Tyndale’s scholarship was acknowledged by his foes as well as by his friends. Sir Thomas More wrote: ‘Tyndale was well known for a man of right good living, studious and well learned in the Scriptures’. Buschius, a learned German contemporary, wrote: ‘He was so skilled in seven languages, Hebrew, Greek, Latin, Italian, Spanish, English, and French, that whichever he spoke you would suppose it his native tongue’.

A comparison of Tyndale’s New Testament of 1525 with Luther’s of 1522 shows that Tyndale made good use of Luther’s material in the marginal notes, but when we pass to the actual text of the translation, the genuine originality and independence of Tyndale are at once conspicuously evident. Since those days the English Bible has been subjected to repeated revisions, and the scholarship of generations far better provided with sources and aids has been brought to bear upon it, but ‘that Book to which all Englishmen turn as the source, and guide and stay of their spiritual life, is still substantially the translation of Tyndale’. This is the highest tribute to the excellence of his work, which is woven into the fabric of the Authorised Version. Froude acknowledges that, ‘The peculiar genius which breathes through it, the mingled tenderness and majesty, the Saxon simplicity, the preternatural grandeur, unequalled and unapproached in the attempted improvements of modern scholars, all are here, and bear the impress of the mind of one man-William Tyndale’.

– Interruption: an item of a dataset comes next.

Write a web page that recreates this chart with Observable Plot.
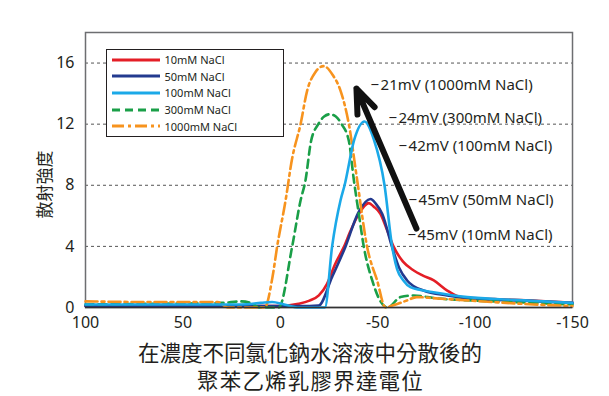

The Excellence of Tyndale’s Work

Memorials in bronze and stone record the life and labours of this gracious man of God, but the most enduring and appropriate monument is the English Bible itself. In it he showed that English is excelled by no language, ancient or modern, in its simplicity, majesty, strength, musical flow, ability to relate gracefully and perspicuously, to touch the feelings to awe by its solemnity, and to express the highest truths in the clearest words. In the Authorised Version Tyndale’s work survives as a model of the highest literary excellence, simple, honest, and manly, free alike from the pedantry of the verbal scholar, and from the affectation of the mere man of letters. If it must be admitted that his work was neither infallible nor immaculate, Tyndale himself expresses this with characteristic humility in his preface to the interrupted edition of Cologne:

‘I have here translated, brethren and sisters most dear and tenderly beloved in Christ, the New Testament for your spiritual edifying, consolation and solace; exhorting instantly and beseeching those that are better in the tongues than I, and have higher gifts of grace to interpret the sense of the Scripture and meaning of the Spirit than I, to consider and ponder my labour, and that with the spirit of meekness. And if they perceive in any places that I have not attained the very sense of the tongue, or meaning of the Scripture, or have not given the right English word, that they put to their hands to amend it, remembering that so is their duty to do. For we have not received the gifts of God for ourselves only, or for to hide them; but for to bestow them unto the honouring of God and Christ, and edifying of the congregation, which is the body of Christ.’

Faithful Unto Death

Much more could be written of this faithful servant of God, of his years of labour on subsequent revisions, of his work on the Old Testament, of his other literary works, of his betrayal, arrest, imprisonment, and martyrdom. Humble and irreproachable in his life, zealous and devoted in his work, beloved by his friends, respected by his enemies, faithful unto death, where among the army of martyrs shall we find a nobler than William Tyndale? Our English Bible is no dead piece of learned labour. It is the Word of God, transmitted through the agency of one to whom that Word was the very life of his soul.